[Supplied information]
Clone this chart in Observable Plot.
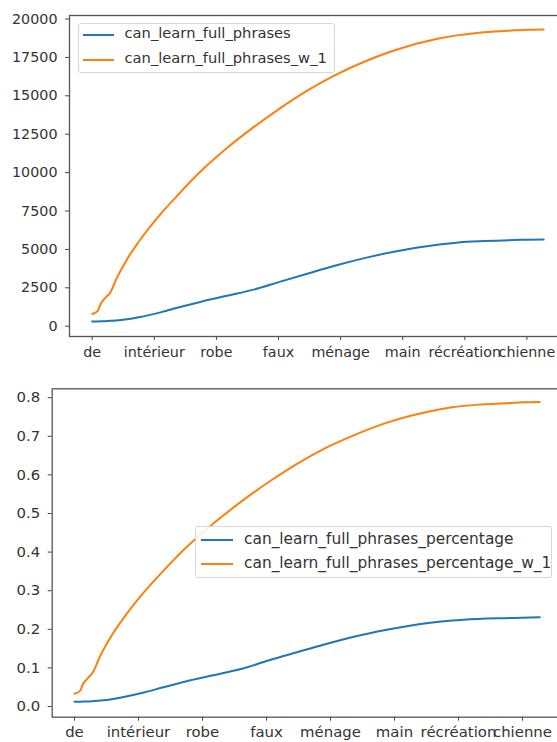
<!DOCTYPE html>
<html>
<head>
<meta charset="utf-8">
<script src="https://cdn.jsdelivr.net/npm/d3@7"></script>
<script src="https://cdn.jsdelivr.net/npm/@observablehq/plot@0.6"></script>
<style>
  html, body { margin: 0; padding: 0; background: #fff; }
  body { width: 557px; height: 742px; overflow: hidden; position: relative; font-family: "DejaVu Sans", sans-serif; }
  .panel { position: absolute; left: 0; width: 567px; }
  .panel svg { max-width: none !important; }
  .legend { position: absolute; box-sizing: border-box; border: 1px solid #d6d6d6; border-radius: 3px; background: rgba(255,255,255,0.85); color: #333; }
  .legend .swatch { position: absolute; height: 0; border-top: 2px solid; }
  .legend .lbl { position: absolute; line-height: 1; white-space: nowrap; }
</style>
</head>
<body>
<div id="top" class="panel" style="top:0"></div>
<div id="bot" class="panel" style="top:370px"></div>
<div id="legTop" class="legend" style="left:78px; top:23px; width:257px; height:50px;"></div>
<div id="legBot" class="legend" style="left:195px; top:526px; width:357px; height:52px;"></div>
<script>
// ---- data ----
const tickWords = ["de", "intérieur", "robe", "faux", "ménage", "main", "récréation", "chienne"];
const tickRanks = [0, 500, 1000, 1500, 2000, 2500, 3000, 3500];

const ranks = [0, 45, 65, 100, 150, 190, 280, 375, 550, 685, 870, 1085, 1300, 1515, 1745, 1945, 2200, 2430, 2780, 2950, 3155, 3400, 3500, 3635];

const fullPhrases = [300, 310, 315, 330, 350, 370, 450, 580, 900, 1200, 1580, 1980, 2380, 2900, 3450, 3920, 4450, 4850, 5300, 5450, 5540, 5610, 5630, 5640];
const fullPhrasesW1 = [800, 1000, 1400, 1800, 2250, 3000, 4350, 5500, 7300, 8500, 10050, 11600, 12960, 14200, 15400, 16300, 17250, 17950, 18710, 18950, 19140, 19260, 19300, 19320];

const fullPhrasesPct = [0.012, 0.012, 0.013, 0.013, 0.014, 0.015, 0.018, 0.024, 0.037, 0.049, 0.065, 0.081, 0.097, 0.119, 0.141, 0.160, 0.182, 0.198, 0.217, 0.223, 0.227, 0.229, 0.230, 0.231];
const fullPhrasesPctW1 = [0.033, 0.041, 0.057, 0.072, 0.092, 0.123, 0.178, 0.225, 0.299, 0.348, 0.411, 0.474, 0.530, 0.581, 0.630, 0.667, 0.705, 0.734, 0.765, 0.775, 0.782, 0.786, 0.788, 0.789];

const topNames = ["can_learn_full_phrases", "can_learn_full_phrases_w_1"];
const botNames = ["can_learn_full_phrases_percentage", "can_learn_full_phrases_percentage_w_1"];
const topYTicks = [0, 2500, 5000, 7500, 10000, 12500, 15000, 17500, 20000];
const botYTicks = [0.0, 0.1, 0.2, 0.3, 0.4, 0.5, 0.6, 0.7, 0.8];
const colors = ["#1f77b4", "#ff7f0e"];

const wordByRank = new Map(tickRanks.map((r, i) => [r, tickWords[i]]));

function toRows(names, arrays) {
  const rows = [];
  names.forEach((n, k) => ranks.forEach((r, i) => rows.push({series: n, rank: r, value: arrays[k][i]})));
  return rows;
}

function makePlot(o) {
  return Plot.plot({
    width: 567,
    height: o.height,
    marginLeft: o.marginLeft,
    marginRight: 1,
    marginTop: o.marginTop,
    marginBottom: o.marginBottom,
    style: {fontFamily: "DejaVu Sans, sans-serif", fontSize: o.fontSize + "px", color: "#333", background: "transparent", overflow: "visible", maxWidth: "none"},
    x: {domain: o.xDomain},
    y: {domain: o.yDomain},
    color: {domain: o.names, range: colors},
    marks: [
      Plot.axisX({ticks: tickRanks, tickFormat: d => wordByRank.get(d), tickSize: 4, tickPadding: o.xPad, label: null, stroke: "#444", fontSize: o.fontSize}),
      Plot.axisY({ticks: o.yTicks, tickFormat: o.yFormat, tickSize: 4, tickPadding: 8, label: null, stroke: "#444", fontSize: o.fontSize}),
      Plot.line(toRows(o.names, o.arrays), {x: "rank", y: "value", z: "series", stroke: "series", strokeWidth: 2, curve: "monotone-x"}),
      Plot.frame({stroke: "#555", strokeWidth: 1.3})
    ]
  });
}

document.getElementById("top").append(makePlot({
  height: 370, marginLeft: 69, marginTop: 15, marginBottom: 34, fontSize: 14.3, xPad: 6,
  xDomain: [-182.8, 3819], yDomain: [-670, 20228], yTicks: topYTicks, yFormat: d => String(d),
  names: topNames, arrays: [fullPhrases, fullPhrasesW1]
}));

document.getElementById("bot").append(makePlot({
  height: 372, marginLeft: 51.7, marginTop: 18.3, marginBottom: 25.3, fontSize: 14.9, xPad: 5,
  xDomain: [-174, 3844], yDomain: [-0.0277, 0.823], yTicks: botYTicks, yFormat: d => d.toFixed(1),
  names: botNames, arrays: [fullPhrasesPct, fullPhrasesPctW1]
}));

function legend(id, names, fs, rowYs, x0, x1, tx) {
  const el = document.getElementById(id);
  names.forEach((n, i) => {
    const sw = document.createElement("div");
    sw.className = "swatch";
    sw.style.left = x0 + "px"; sw.style.width = (x1 - x0) + "px";
    sw.style.top = (rowYs[i] - 1) + "px";
    sw.style.borderTopColor = colors[i];
    el.append(sw);
    const t = document.createElement("div");
    t.className = "lbl";
    t.style.left = tx + "px";
    t.style.top = (rowYs[i] - fs * 0.55) + "px";
    t.style.fontSize = fs + "px";
    t.textContent = n;
    el.append(t);
  });
}
legend("legTop", topNames, 14.7, [10.5, 35.5], 3.5, 35, 45.5);
legend("legBot", botNames, 15.4, [13, 37], 4.5, 36.5, 48);
</script>
</body>
</html>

[Direction]
Transcribe the preceding listing in its entirety and with exact wording, leaving out pictures.

[Worked solution]
Clone this chart in Observable Plot.
<!DOCTYPE html>
<html>
<head>
<meta charset="utf-8">
<script src="https://cdn.jsdelivr.net/npm/d3@7"></script>
<script src="https://cdn.jsdelivr.net/npm/@observablehq/plot@0.6"></script>
<style>
  html, body { margin: 0; padding: 0; background: #fff; }
  body { width: 557px; height: 742px; overflow: hidden; position: relative; font-family: "DejaVu Sans", sans-serif; }
  .panel { position: absolute; left: 0; width: 567px; }
  .panel svg { max-width: none !important; }
  .legend { position: absolute; box-sizing: border-box; border: 1px solid #d6d6d6; border-radius: 3px; background: rgba(255,255,255,0.85); color: #333; }
  .legend .swatch { position: absolute; height: 0; border-top: 2px solid; }
  .legend .lbl { position: absolute; line-height: 1; white-space: nowrap; }
</style>
</head>
<body>
<div id="top" class="panel" style="top:0"></div>
<div id="bot" class="panel" style="top:370px"></div>
<div id="legTop" class="legend" style="left:78px; top:23px; width:257px; height:50px;"></div>
<div id="legBot" class="legend" style="left:195px; top:526px; width:357px; height:52px;"></div>
<script>
// ---- data ----
const tickWords = ["de", "intérieur", "robe", "faux", "ménage", "main", "récréation", "chienne"];
const tickRanks = [0, 500, 1000, 1500, 2000, 2500, 3000, 3500];

const ranks = [0, 45, 65, 100, 150, 190, 280, 375, 550, 685, 870, 1085, 1300, 1515, 1745, 1945, 2200, 2430, 2780, 2950, 3155, 3400, 3500, 3635];

const fullPhrases = [300, 310, 315, 330, 350, 370, 450, 580, 900, 1200, 1580, 1980, 2380, 2900, 3450, 3920, 4450, 4850, 5300, 5450, 5540, 5610, 5630, 5640];
const fullPhrasesW1 = [800, 1000, 1400, 1800, 2250, 3000, 4350, 5500, 7300, 8500, 10050, 11600, 12960, 14200, 15400, 16300, 17250, 17950, 18710, 18950, 19140, 19260, 19300, 19320];

const fullPhrasesPct = [0.012, 0.012, 0.013, 0.013, 0.014, 0.015, 0.018, 0.024, 0.037, 0.049, 0.065, 0.081, 0.097, 0.119, 0.141, 0.160, 0.182, 0.198, 0.217, 0.223, 0.227, 0.229, 0.230, 0.231];
const fullPhrasesPctW1 = [0.033, 0.041, 0.057, 0.072, 0.092, 0.123, 0.178, 0.225, 0.299, 0.348, 0.411, 0.474, 0.530, 0.581, 0.630, 0.667, 0.705, 0.734, 0.765, 0.775, 0.782, 0.786, 0.788, 0.789];

const topNames = ["can_learn_full_phrases", "can_learn_full_phrases_w_1"];
const botNames = ["can_learn_full_phrases_percentage", "can_learn_full_phrases_percentage_w_1"];
const topYTicks = [0, 2500, 5000, 7500, 10000, 12500, 15000, 17500, 20000];
const botYTicks = [0.0, 0.1, 0.2, 0.3, 0.4, 0.5, 0.6, 0.7, 0.8];
const colors = ["#1f77b4", "#ff7f0e"];

const wordByRank = new Map(tickRanks.map((r, i) => [r, tickWords[i]]));

function toRows(names, arrays) {
  const rows = [];
  names.forEach((n, k) => ranks.forEach((r, i) => rows.push({series: n, rank: r, value: arrays[k][i]})));
  return rows;
}

function makePlot(o) {
  return Plot.plot({
    width: 567,
    height: o.height,
    marginLeft: o.marginLeft,
    marginRight: 1,
    marginTop: o.marginTop,
    marginBottom: o.marginBottom,
    style: {fontFamily: "DejaVu Sans, sans-serif", fontSize: o.fontSize + "px", color: "#333", background: "transparent", overflow: "visible", maxWidth: "none"},
    x: {domain: o.xDomain},
    y: {domain: o.yDomain},
    color: {domain: o.names, range: colors},
    marks: [
      Plot.axisX({ticks: tickRanks, tickFormat: d => wordByRank.get(d), tickSize: 4, tickPadding: o.xPad, label: null, stroke: "#444", fontSize: o.fontSize}),
      Plot.axisY({ticks: o.yTicks, tickFormat: o.yFormat, tickSize: 4, tickPadding: 8, label: null, stroke: "#444", fontSize: o.fontSize}),
      Plot.line(toRows(o.names, o.arrays), {x: "rank", y: "value", z: "series", stroke: "series", strokeWidth: 2, curve: "monotone-x"}),
      Plot.frame({stroke: "#555", strokeWidth: 1.3})
    ]
  });
}

document.getElementById("top").append(makePlot({
  height: 370, marginLeft: 69, marginTop: 15, marginBottom: 34, fontSize: 14.3, xPad: 6,
  xDomain: [-182.8, 3819], yDomain: [-670, 20228], yTicks: topYTicks, yFormat: d => String(d),
  names: topNames, arrays: [fullPhrases, fullPhrasesW1]
}));

document.getElementById("bot").append(makePlot({
  height: 372, marginLeft: 51.7, marginTop: 18.3, marginBottom: 25.3, fontSize: 14.9, xPad: 5,
  xDomain: [-174, 3844], yDomain: [-0.0277, 0.823], yTicks: botYTicks, yFormat: d => d.toFixed(1),
  names: botNames, arrays: [fullPhrasesPct, fullPhrasesPctW1]
}));

function legend(id, names, fs, rowYs, x0, x1, tx) {
  const el = document.getElementById(id);
  names.forEach((n, i) => {
    const sw = document.createElement("div");
    sw.className = "swatch";
    sw.style.left = x0 + "px"; sw.style.width = (x1 - x0) + "px";
    sw.style.top = (rowYs[i] - 1) + "px";
    sw.style.borderTopColor = colors[i];
    el.append(sw);
    const t = document.createElement("div");
    t.className = "lbl";
    t.style.left = tx + "px";
    t.style.top = (rowYs[i] - fs * 0.55) + "px";
    t.style.fontSize = fs + "px";
    t.textContent = n;
    el.append(t);
  });
}
legend("legTop", topNames, 14.7, [10.5, 35.5], 3.5, 35, 45.5);
legend("legBot", botNames, 15.4, [13, 37], 4.5, 36.5, 48);
</script>
</body>
</html>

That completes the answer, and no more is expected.